Chicken and Portabella Wraps With Yogurt Sauce
- Ready In:
- 27mins
- Ingredients:
- 14
- Serves:
-
4
ingredients
-
Filling for wraps
- 2 boneless skinless chicken breasts, cut in bite-sized pieces
- 2 cups fresh spinach leaves
- 1 large portabella mushroom (sliced)
- 1 tablespoon chili-garlic sauce
- 1⁄2 teaspoon curry powder, mixed with
- 1 teaspoon water
- 2 tablespoons olive oil
- salt
-
Yogurt sauce
- 2 cups plain nonfat yogurt
- 1⁄2 teaspoon cumin
- 1⁄2 cup finely diced cucumber
- 2 tablespoons diced red onions (optional)
- salt and pepper
- 4 large tortillas (I like the whole wheat pita wraps) or 4 large pita bread (I like the whole wheat pita wraps)
directions
- Heat oil in a medium sized skillet. Add chicken. When chicken is about halfway cooked, add curry powder (diluted with water).
- Lower heat. Add spinach leaves(you can add a little more oil if needed) portabella, salt and chili garlic sauce.

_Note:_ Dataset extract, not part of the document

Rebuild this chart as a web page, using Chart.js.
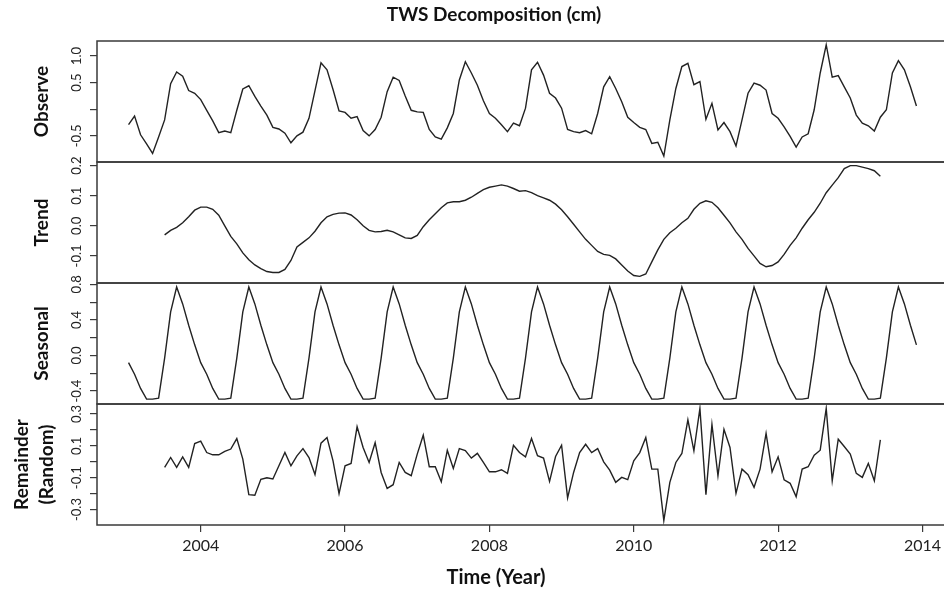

- In the meantime, beat yogurt with salt and pepper in a large bowl until smooth. Stir in the remaining ingredients and chill until ready to serve.
- Cook the chicken mixture for about 10-12 minutes, stirring often. The chicken should be fully cooked (of course) and the spinach and mushrooms will be tender.
- Fill wraps with chicken mixture and spoon yogurt sauce on top. Serve with chili garlic sauce on the side if desired.